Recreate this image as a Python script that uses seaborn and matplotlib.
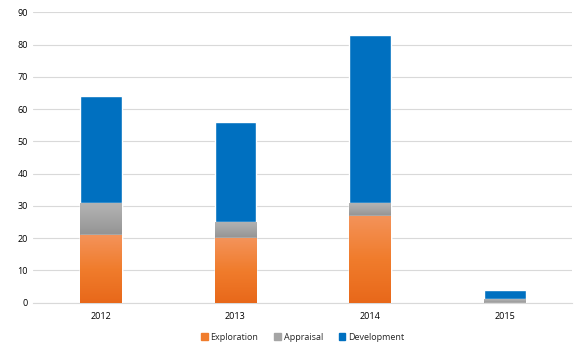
import numpy as np
import pandas as pd
import matplotlib
matplotlib.use('Agg')
import matplotlib.pyplot as plt
from matplotlib.colors import LinearSegmentedColormap
from matplotlib.patches import Patch
import seaborn as sns

years = ['2012', '2013', '2014', '2015']
exploration = [21, 20, 27, 0]
appraisal = [10, 5, 4, 1]
development = [33, 31, 52, 3]

df = pd.DataFrame({'year': years, 'Exploration': exploration,
                   'Appraisal': appraisal, 'Development': development})
df['cum_app'] = df['Exploration'] + df['Appraisal']
df['cum_dev'] = df['cum_app'] + df['Development']

sns.set_style('white')
plt.rcParams['font.family'] = ['Open Sans', 'DejaVu Sans']

fig, ax = plt.subplots(figsize=(5.85, 3.52), dpi=100)
fig.subplots_adjust(left=0.057, right=0.978, top=0.965, bottom=0.14)

blue = '#0070c0'
gray = '#a5a5a5'
orange = '#f07c2c'
w = 0.31

# stacked by drawing cumulative totals back to front
sns.barplot(data=df, x='year', y='cum_dev', color=blue, width=w,
            saturation=1, ax=ax, zorder=2)
n0 = len(ax.patches)
sns.barplot(data=df, x='year', y='cum_app', color=gray, width=w,
            saturation=1, ax=ax, zorder=3)
n1 = len(ax.patches)
sns.barplot(data=df, x='year', y='Exploration', color=orange, width=w,
            saturation=1, ax=ax, zorder=4)

# vertical gradients on orange and gray segments
grad = np.linspace(0, 1, 256).reshape(-1, 1)
cm_or = LinearSegmentedColormap.from_list('o', ['#e8681a', '#f07c2c', '#f4935a'])
cm_gr = LinearSegmentedColormap.from_list('g', ['#939393', '#a5a5a5', '#b4b4b4'])
for i, p in enumerate(ax.patches):
    if i < n0:
        continue
    cmap = cm_gr if i < n1 else cm_or
    x0, y0 = p.get_x(), p.get_y()
    h = p.get_height()
    if h <= 0:
        continue
    if i < n1:
        # gray patch drawn from 0, visible part starts at exploration top
        idx = i - n0
        y0 = exploration[idx]
        h = appraisal[idx]
    im = ax.imshow(grad, extent=[x0, x0 + p.get_width(), y0, y0 + h],
                   origin='lower', cmap=cmap, aspect='auto', zorder=p.get_zorder() + 0.5)
    im.set_clip_path(p)

ax.set_xlim(-0.5, 3.5)
ax.set_ylim(0, 90)
ax.set_yticks(range(0, 91, 10))
ax.yaxis.grid(True, color='#d9d9d9', linewidth=0.8, zorder=0)
ax.set_axisbelow(True)
for s in ['top', 'right', 'left']:
    ax.spines[s].set_visible(False)
ax.spines['bottom'].set_color('#d9d9d9')
ax.set_xlabel('')
ax.set_ylabel('')
ax.tick_params(axis='y', labelsize=6.5, length=0, pad=4)
ax.tick_params(axis='x', labelsize=6.5, length=0, pad=7)
for t in ax.get_xticklabels() + ax.get_yticklabels():
    t.set_color('black')

handles = [Patch(color=orange, label='Exploration'),
           Patch(color=gray, label='Appraisal'),
           Patch(color=blue, label='Development')]
ax.legend(handles=handles, loc='upper center', bbox_to_anchor=(0.5, -0.075),
          ncol=3, frameon=False, fontsize=6.5, handlelength=0.7,
          handleheight=0.7, handletextpad=0.3, columnspacing=1.8)

fig.savefig('out.png', dpi=100)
────────
* WRITTEN EXERCISE
Write out again exactly the lines from the start of the data above through the line containing "import seaborn as sns", inclusive, excluding any pictures.

* CORRECT RESULT
Recreate this image as a Python script that uses seaborn and matplotlib.
import numpy as np
import pandas as pd
import matplotlib
matplotlib.use('Agg')
import matplotlib.pyplot as plt
from matplotlib.colors import LinearSegmentedColormap
from matplotlib.patches import Patch
import seaborn as sns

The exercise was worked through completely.